Queen viewed it as a timely opportunity to produce a movie, given that the Alabama Legislature is working toward a production incentives package.
“This is a great way to try and promote that package and really promote the state of Alabama,” he said.
No parts are set in stone, but Queen is seriously looking at the lead, and 22-year-old Christopher Malpass has passed muster in two departments — he bears a resemblance to the singer and can mimic his singing almost perfectly.
“Basically, this is an Alabama story,” Moore says. “And there’s 10 times more to that story than anyone ever thought there was. I feel like this movie can make it. Everybody knows Hank. Everybody loves Hank. Even the young kids.”
To keep the movie historically accurate, some filming must be done in southern West Virginia — in Bluefield, where Carr and Williams stopped at an all-night diner, and, of course, in Oak Hill.
That old Pure Oil station is gone, razed by its owner after the town leaders refused to enter into a lease. Moore and other fans, such as Bennie Gardner of Montgomery, Ala., wanted to see it converted into a museum, as did former state Sen.
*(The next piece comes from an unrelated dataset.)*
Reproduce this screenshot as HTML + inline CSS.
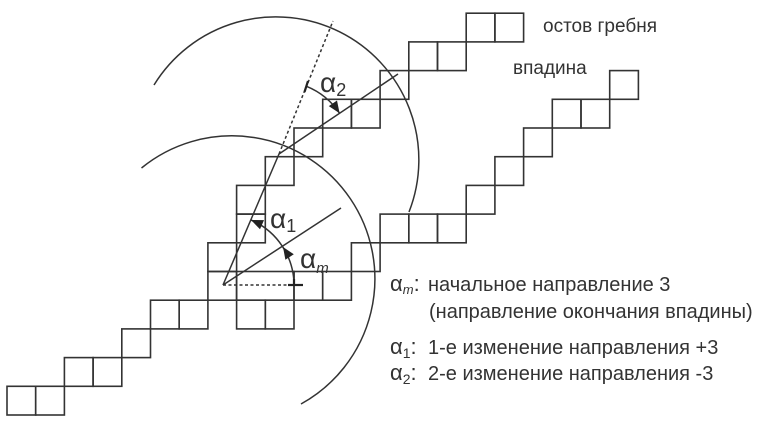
<!DOCTYPE html>
<html><head><meta charset="utf-8"><style>
html,body{margin:0;padding:0;background:#fff;}
svg{display:block;}
text{font-family:"Liberation Sans","DejaVu Sans",sans-serif;fill:#333;}
</style></head><body>
<svg width="772" height="429" viewBox="0 0 772 429" xmlns="http://www.w3.org/2000/svg">
<g fill="none" stroke="#333" stroke-width="1.6">
<rect x="7" y="386.3" width="28.7" height="28.7"/>
<rect x="35.7" y="386.3" width="28.7" height="28.7"/>
<rect x="64.4" y="357.6" width="28.7" height="28.7"/>
<rect x="93.1" y="357.6" width="28.7" height="28.7"/>
<rect x="121.8" y="328.9" width="28.7" height="28.7"/>
<rect x="150.5" y="300.2" width="28.7" height="28.7"/>
<rect x="179.2" y="300.2" width="28.7" height="28.7"/>
<rect x="236.6" y="300.2" width="28.7" height="28.7"/>
<rect x="265.3" y="300.2" width="28.7" height="28.7"/>
<rect x="207.9" y="271.5" width="28.7" height="28.7"/>
<rect x="236.6" y="271.5" width="57.4" height="28.7"/>
<rect x="294" y="271.5" width="28.7" height="28.7"/>
<rect x="322.7" y="271.5" width="28.7" height="28.7"/>
<rect x="207.9" y="242.8" width="28.7" height="28.7"/>
<rect x="351.4" y="242.8" width="28.7" height="28.7"/>
<rect x="236.6" y="214.1" width="28.7" height="28.7"/>
<rect x="380.1" y="214.1" width="28.7" height="28.7"/>
<rect x="408.8" y="214.1" width="28.7" height="28.7"/>
<rect x="437.5" y="214.1" width="28.7" height="28.7"/>
<rect x="236.6" y="185.4" width="28.7" height="28.7"/>
<rect x="466.2" y="185.4" width="28.7" height="28.7"/>
<rect x="265.3" y="156.7" width="28.7" height="28.7"/>
<rect x="494.9" y="156.7" width="28.7" height="28.7"/>
<rect x="294" y="128" width="28.7" height="28.7"/>
<rect x="523.6" y="128" width="28.7" height="28.7"/>
<rect x="322.7" y="99.3" width="28.7" height="28.7"/>
<rect x="351.4" y="99.3" width="28.7" height="28.7"/>
<rect x="552.3" y="99.3" width="28.7" height="28.7"/>
<rect x="581" y="99.3" width="28.7" height="28.7"/>
<rect x="380.1" y="70.6" width="28.7" height="28.7"/>
<rect x="609.7" y="70.6" width="28.7" height="28.7"/>
<rect x="408.8" y="41.9" width="28.7" height="28.7"/>
<rect x="437.5" y="41.9" width="28.7" height="28.7"/>
<rect x="466.2" y="13.2" width="28.7" height="28.7"/>
<rect x="494.9" y="13.2" width="28.7" height="28.7"/>
</g>
<g fill="none" stroke="#333" stroke-width="1.5">
<path d="M141.5,168 A143,143 0 1 1 301,404"/>
<path d="M154,85 A143,143 0 0 1 409,212"/>
<line x1="223" y1="285" x2="341" y2="208"/>
<line x1="223" y1="285" x2="279" y2="154"/>
<line x1="279" y1="154" x2="398" y2="74"/>
<line x1="279" y1="154" x2="333" y2="21" stroke-dasharray="3,2.5"/>
<line x1="223" y1="285" x2="294" y2="285" stroke-dasharray="3,2.5"/>
<path d="M294,285 A71,71 0 0 0 251,220"/>
<path d="M306.5,86.3 A73,73 0 0 1 339.6,113.3"/>
</g>
<g stroke="#222" stroke-width="2.2">
<line x1="288" y1="285" x2="303" y2="285"/>
<line x1="294" y1="279" x2="294" y2="285"/>
<line x1="308" y1="81" x2="304.5" y2="92"/>
</g>
<g fill="#222">
<polygon points="283,247 293.8,254.3 285.4,259.7"/>
<polygon points="251,220 264,220.1 260,229.3"/>
<polygon points="339.6,113.3 337,100.5 328.8,106.1"/>
</g>
<text x="320" y="92" font-size="28">α<tspan font-size="18" dy="4">2</tspan></text>
<text x="270" y="228" font-size="28">α<tspan font-size="18" dy="4">1</tspan></text>
<text x="300" y="268" font-size="28">α<tspan font-size="15" font-style="italic" dy="5">m</tspan></text>
<text x="543" y="32" font-size="19">остов гребня</text>
<text x="513" y="74" font-size="19">впадина</text>
<g font-size="20">
<text x="390" y="291" font-size="22">α<tspan font-size="13" font-style="italic" dy="3">m</tspan><tspan dy="-3">:</tspan></text>
<text x="428" y="291">начальное направление 3</text>
<text x="429" y="318">(направление окончания впадины)</text>
<text x="390" y="354" font-size="22">α<tspan font-size="14" dy="4">1</tspan><tspan dy="-4">:</tspan></text>
<text x="428" y="354">1-е изменение направления +3</text>
<text x="390" y="380" font-size="22">α<tspan font-size="14" dy="4">2</tspan><tspan dy="-4">:</tspan></text>
<text x="428" y="380">2-е изменение направления -3</text>
</g>
</svg>
</body></html>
Shirley Love, D-Fayette, who finally succeeded, after a decade-long struggle, to get part of a highway leading into his hometown named after the singer.
“It’s very disappointing not to be able to have some of those locations available to us,” Queen acknowledged. “We’ll do what we can to get as close as possible to them.”
Working with a partner, Jason Kendall, Queen hopes to start production late in the year if all goes without a major hitch in the pre-production period.
“This is our first project, and we’re going to shoot for the stars,” he said. “We may land on the roof, but we’re going to shoot for the stars.”